In celebration of my reunion with 'Eua (my first host-island), I decided to dedicate this sketch and entry to my students. (Also, I won't get to post for a while, hence the blog-post-overload.)
Most of my memories of Houma are with my 16 students, our jokes, stories, classes, library time, village adventures, bush-road runs, guava-picking etc.
But I'll never forget day one, when I was wide-eyed, shell-shocked, and completely overwhelmed with the thought that I would have to figure out a way to TEACH. And not only teach, but SPEAK with these students. Plan lessons for them. Have conversations.
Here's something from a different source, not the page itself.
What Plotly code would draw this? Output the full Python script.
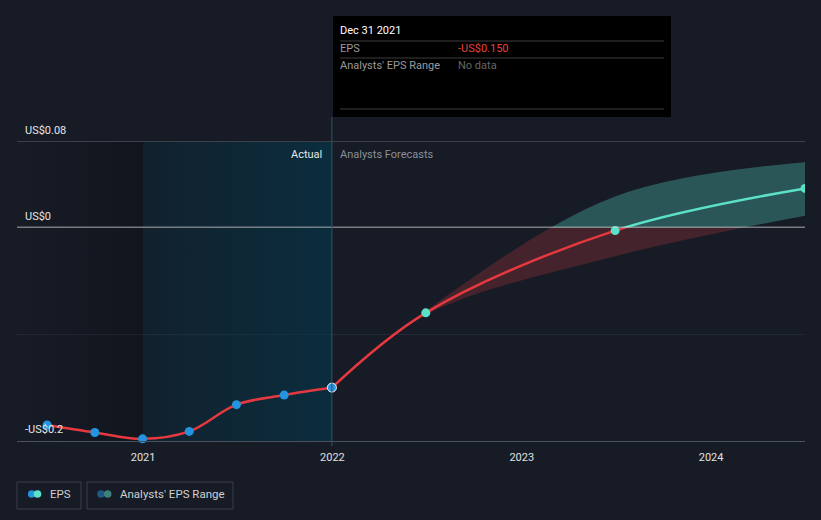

But I think the kicker of it all--the comic, relief, even, was my principal's introduction on that first day of school. She wasn't very confident in English, but they had routine morning introdutions, in which she would greet the class good morning, ask the days of the week and the months of the year, etc.
So she said hello as I awkwardly stood by the door with 60+ eyes on me.
"Goot mor-ning, closs."
and with complete robot efficiency--the same monotone with all 32 students-- they replied,
"GOOD MOR-NING-TEA-CHER"
"how ah you dis morning?"
"WE-AH-FINE-THANK-YOU-HOW-ARE-YOU"
I couldn't hold it in, I began in this bubbly nonsense of giggles, even through the Lord's prayer, through my own introduction... I couldn't stand it! These cute-- no, adorable, broken-English-speaking kids said, with perfect pronunciation, basic greetings, etc. And it was SO formulaic!
So in the next 6 months I taught, we worked on phrases like "I am great! I am sad. I am awesome! I am excellent! I am mad. I am terrible! I am good. I am fine. I am wonderful!"
Of course, most of the sentences came out "I awesome!" or "I is....fine!" Or perhaps, "YOU ARE TERRIBLE!" (that was my smart and oldest student, who loved poking fun at me.)
Anyway, the visit awaits my little pig-tailed robots, and I can't wait to see them!